As Motorola's value microprocessor line, ColdFire is doomed to lag the industry's—and even its owner's—advances in architecture and first-run process technology. Like Intel's i960 family, ColdFire will have to survive on second-best fab lines, inexpensive packages, and relatively low-budget marketing, with design decisions driven by cost expediency rather than by high-minded performance concerns.

Even so, Motorola has shown it's not willing to let ColdFire languish from benign neglect. Fulfilling the company's roadmap will involve significant engineering and better process technology than is available today.

Certainly other embedded microprocessor architectures will advance during that time, too, perhaps in similar directions. ARM, MIPS, Hitachi, and others are all projecting rapid performance growth. ColdFire shows no signs of overtaking PowerPC, and that is part of Motorola's plan. The company's strategy calls for maintaining full-on 68K chips at the low end for compatibility, positioning ColdFire in the middle for cost-sensitive users, and letting PowerPC push the front of the performance curve. The 68K market is gravy; those designs were amortized years ago and are selling well. ColdFire chips will be the processors of choice for midrange users and ASIC customers.

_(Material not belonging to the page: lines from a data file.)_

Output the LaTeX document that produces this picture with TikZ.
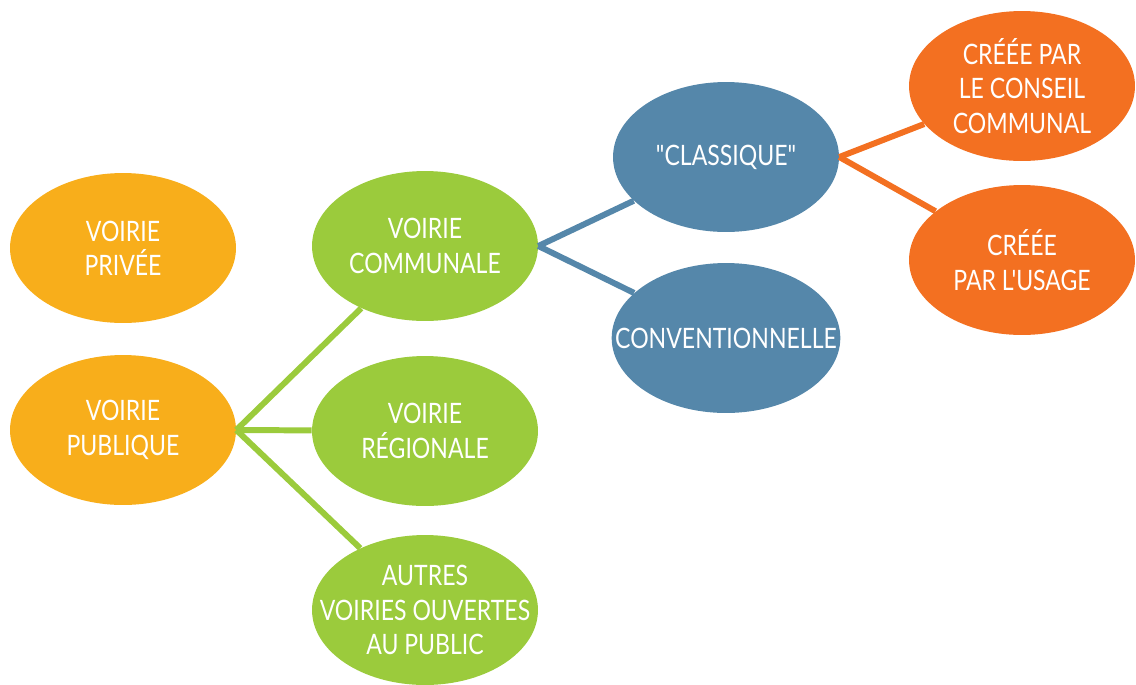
\documentclass[tikz,border=0pt]{standalone}
\usepackage{fontspec}
\newfontfamily\voiefont{Lato}[FakeStretch=0.82]
\usetikzlibrary{shapes.geometric}
\definecolor{jaune}{HTML}{F8AE1B}
\definecolor{vert}{HTML}{9BCB3C}
\definecolor{bleu}{HTML}{5587AA}
\definecolor{orange}{HTML}{F37021}

\begin{document}
\begin{tikzpicture}[x=0.02cm,y=-0.02cm,
    voie/.style={ellipse, minimum width=4.52cm, minimum height=3cm,
      inner xsep=-0.6cm, inner ysep=-0.35cm,
      text=white, align=center, font=\voiefont\fontsize{16}{19.5}\selectfont},
    lien/.style={line width=3.4pt}]
  \useasboundingbox (0,0) rectangle (1136,684);
  \clip (0,0) rectangle (1136,684);

  % niveau 1
  \node[voie, fill=jaune] (privee)   at (123,248) {VOIRIE\\PRIVÉE};
  \node[voie, fill=jaune] (publique) at (123,430) {VOIRIE\\PUBLIQUE};

  % niveau 2
  \node[voie, fill=vert] (communale) at (425,246) {VOIRIE\\COMMUNALE};
  \node[voie, fill=vert] (regionale) at (425,431) {VOIRIE\\RÉGIONALE};
  \node[voie, fill=vert] (autres)    at (425,610) {AUTRES\\VOIRIES OUVERTES\\AU PUBLIC};

  % niveau 3
  \node[voie, fill=bleu] (classique) at (726,157) {"CLASSIQUE"};
  \node[voie, fill=bleu] (convent)   at (726,338) {CONVENTIONNELLE};

  % niveau 4
  \node[voie, fill=orange] (conseil) at (1022,86)  {CRÉÉE PAR\\LE CONSEIL\\COMMUNAL};
  \node[voie, fill=orange] (usage)   at (1022,260) {CRÉÉE\\PAR L'USAGE};

  \draw[lien, vert] (publique.east) -- (communale);
  \draw[lien, vert] (publique.east) -- (regionale);
  \draw[lien, vert] (publique.east) -- (autres);
  \draw[lien, bleu] (communale.east) -- (classique);
  \draw[lien, bleu] (communale.east) -- (convent);
  \draw[lien, orange] (classique.east) -- (conseil);
  \draw[lien, orange] (classique.east) -- (usage);
\end{tikzpicture}
\end{document}
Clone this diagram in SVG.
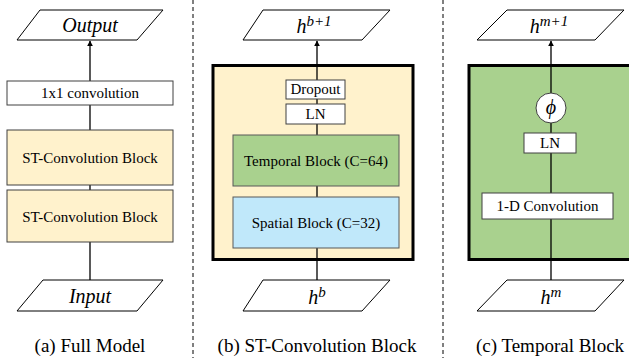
<svg xmlns="http://www.w3.org/2000/svg" width="629" height="358" viewBox="0 0 629 358" font-family="Liberation Serif, Times New Roman, DejaVu Serif, serif">
<defs>
<style>
.io{fill:#fff;stroke:#000;stroke-width:1}
.box{fill:#fff;stroke:#404040;stroke-width:1}
.st{fill:#FFF2CC;stroke:#404040;stroke-width:1}
.tb{fill:#A9D18E;stroke:#595959;stroke-width:1}
.sb{fill:#C0E8FA;stroke:#595959;stroke-width:1}
.big{stroke:#000;stroke-width:3}
.t{font-size:15px;fill:#000;text-anchor:middle}
.m{font-style:italic;font-size:20px;fill:#000;text-anchor:middle}
.cap{font-size:19px;fill:#000;text-anchor:middle}
.ln{stroke:#000;stroke-width:1.3;fill:none}
.dash{stroke:#000;stroke-width:1;stroke-dasharray:4,3;fill:none}
</style>
<marker id="arr" viewBox="0 0 10 10" refX="9" refY="5" markerWidth="6" markerHeight="6" orient="auto-start-reverse" markerUnits="userSpaceOnUse">
<path d="M0,0 L10,5 L0,10 z" fill="#000"/>
</marker>
</defs>
<rect width="629" height="358" fill="#fff"/>
<g id="separators">
<line class="dash" x1="193" y1="0" x2="193" y2="358"/>
<line class="dash" x1="443" y1="0" x2="443" y2="358"/>
</g>
<g id="containers">
<rect id="st-block-container" class="big" x="213" y="65.5" width="200" height="194" fill="#FFF2CC"/>
<rect id="temporal-container" class="big" x="469" y="65.5" width="170" height="194" fill="#A9D18E"/>
</g>
<g id="connectors">
<line class="ln" x1="90" y1="81" x2="90" y2="41" marker-end="url(#arr)"/>
<line class="ln" x1="90" y1="105" x2="90" y2="130"/>
<line class="ln" x1="90" y1="185" x2="90" y2="190"/>
<line class="ln" x1="90" y1="242" x2="90" y2="280"/>
<line class="ln" x1="317" y1="80" x2="317" y2="41" marker-end="url(#arr)"/>
<line class="ln" x1="317" y1="99" x2="317" y2="104"/>
<line class="ln" x1="317" y1="124" x2="317" y2="135"/>
<line class="ln" x1="317" y1="186" x2="317" y2="197"/>
<line class="ln" x1="317" y1="248" x2="317" y2="280"/>
<line class="ln" x1="551" y1="93" x2="551" y2="41" marker-end="url(#arr)"/>
<line class="ln" x1="551" y1="123" x2="551" y2="133"/>
<line class="ln" x1="551" y1="153" x2="551" y2="193"/>
<line class="ln" x1="551" y1="219" x2="551" y2="280"/>
</g>
<g id="a-output">
<polygon class="io" points="40,10 163,10 137,40 17,40"/>
<text class="m" x="90" y="32">Output</text>
</g>
<g id="a-conv1x1">
<rect class="box" x="7" y="81" width="166" height="24"/>
<text class="t" x="90" y="98">1x1 convolution</text>
</g>
<g id="a-st1">
<rect class="st" x="7" y="130" width="166" height="55"/>
<text class="t" x="90" y="162.5">ST-Convolution Block</text>
</g>
<g id="a-st2">
<rect class="st" x="7" y="190" width="166" height="52"/>
<text class="t" x="90" y="221.5">ST-Convolution Block</text>
</g>
<g id="a-input">
<polygon class="io" points="43,280 163,280 137,311 17,311"/>
<text class="m" x="90" y="303">Input</text>
</g>
<text class="cap" x="90" y="352">(a) Full Model</text>
<g id="b-out">
<polygon class="io" points="263,10 390,10 362,40 243,40"/>
<text class="m" x="314" y="33">h<tspan font-size="15" dy="-7">b+1</tspan></text>
</g>
<g id="b-dropout">
<rect class="box" x="286" y="80" width="59" height="19"/>
<text class="t" x="315.5" y="94" font-size="12">Dropout</text>
</g>
<g id="b-ln">
<rect class="box" x="286" y="104" width="59" height="20"/>
<text class="t" x="315.5" y="118.5" font-size="12.5">LN</text>
</g>
<g id="b-temporal">
<rect class="tb" x="233" y="135" width="166" height="51"/>
<text class="t" x="316" y="166">Temporal Block (C=64)</text>
</g>
<g id="b-spatial">
<rect class="sb" x="233" y="197" width="166" height="51"/>
<text class="t" x="316" y="227.5">Spatial Block (C=32)</text>
</g>
<g id="b-in">
<polygon class="io" points="263,280 390,280 362,311 243,311"/>
<text class="m" x="317" y="304">h<tspan font-size="15" dy="-7">b</tspan></text>
</g>
<text class="cap" x="317" y="352">(b) ST-Convolution Block</text>
<g id="c-out">
<polygon class="io" points="507,10 624,10 595,40 477,40"/>
<text class="m" x="549" y="33">h<tspan font-size="15" dy="-7">m+1</tspan></text>
</g>
<g id="c-phi">
<circle cx="551" cy="108" r="15" fill="#fff" stroke="#404040" stroke-width="1"/>
<text class="m" x="551" y="114" font-size="17">ϕ</text>
</g>
<g id="c-ln">
<rect class="box" x="524" y="133" width="52" height="20"/>
<text class="t" x="550" y="147.5" font-size="12.5">LN</text>
</g>
<g id="c-conv">
<rect class="box" x="482" y="193" width="131" height="26"/>
<text class="t" x="547.5" y="211">1-D Convolution</text>
</g>
<g id="c-in">
<polygon class="io" points="507,280 624,280 595,311 477,311"/>
<text class="m" x="551" y="304">h<tspan font-size="15" dy="-7">m</tspan></text>
</g>
<text class="cap" x="550" y="352">(c) Temporal Block</text>
</svg>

All of which means ColdFire could well inherit a large portion of the huge 68K legacy in the years to come. Certainly some portion of that customer base will defect to newer RISC designs for performance reasons. But if Motorola fulfills its plans and keeps pace with industry advances, ColdFire will remain the logical choice for thousands of embedded designers.

At this rate, it appears that ColdFire will hold an even better position in 2001 than it does in 1996: a solid workhorse that garners little glory but gets enough of the winnings to keep coming back for more.